Morality of slavery and justifications used.

A response by Collounsbury in another thread re the varieties of slavery that have existed throughout history and a suggested reference work that surveys them made me wonder about the following.

Historically, has the justification for slavery used in the pre-civil war south, which IIRC centered mainly around the thesis that the blacks were essentially sub-human and thus not “people” with “human rights”, been duplicated elsewhere in history with respect to cultural rationalizations of slavery, or is it unique to that situation?

Aristotle does seem to raise the possibility that not every one who is enslaved “ought” to be enslaved, especially in cases of conquest in war.

The Nazis (and Germans in general) used the ‘sub-human’ justification with the Jews, except they considered them vermin that needed to be exterminated. While the slavery in the American south was (of course) wrong, at least they treated their slaves as valuable. Compared to the Nazis who literally worked the Jews to death, or just tried to get some work out of them before they were ‘exterminated’ (murdered).

Link?

I’m pretty sure that historically, slavery was not justified by racial superiority, but by the doctrine of “spoils to the victors” in war. The vanquished people were the victors’ to do with as they pleased.

One justification used in the South was that their slaves were better treated than the average worker in the North. They’d refer to the work force in the North at “wage slaves” and that things were no different there, just less hypocritical.

There was some superficial basis to this. If a southern slave were sick, the slave would be allowed some time to recover (as long as they didn’t suspect the slave was goofing off), while a northern factory worker would most likely be fired. A long illness – say, a broken leg – could be a death sentence for the Northern worker, but the slave – partially because he was property and thus too valuable to lose and too expensive to replace – would be given time to recover. Thus, the argument was that slavery was ultimately more humane than life for the Northern “wage slaves.”
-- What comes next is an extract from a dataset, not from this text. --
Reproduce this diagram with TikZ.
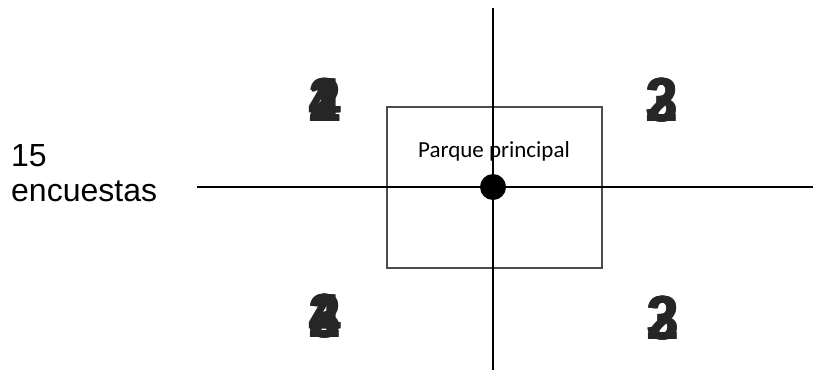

As RealityChuck said, one justification that was commonly employed by the Southern states was by comparing the living conditions of their best-treated slaves with those of the worst-treated blue-collar workers in the industrialized North. While it may be said that in the early robber-baron days of the industrial revolution unskilled laborers enjoyed few rights, this was a situation that could (and would) be eventually remedied. Once workers realized that they could organize into unions, once the federal government stepped in and instituted labor laws, the problems in the North began to go away. However, as a Southern slave, you had no such possibilities; your quality of life was totally dependant on your “master”. The essential problem with the South’s argument was that they were ignoring the basic human desire to better one’s situation through one’s actions; while the problems in the North may have been many, they were surmountable. Even if a slave had every need provided for (and I seriously doubt this was often the case), they were still disenfranchised and relegated to the lowest rung of society. Call it the “Bread and Circuses” of the 19th century.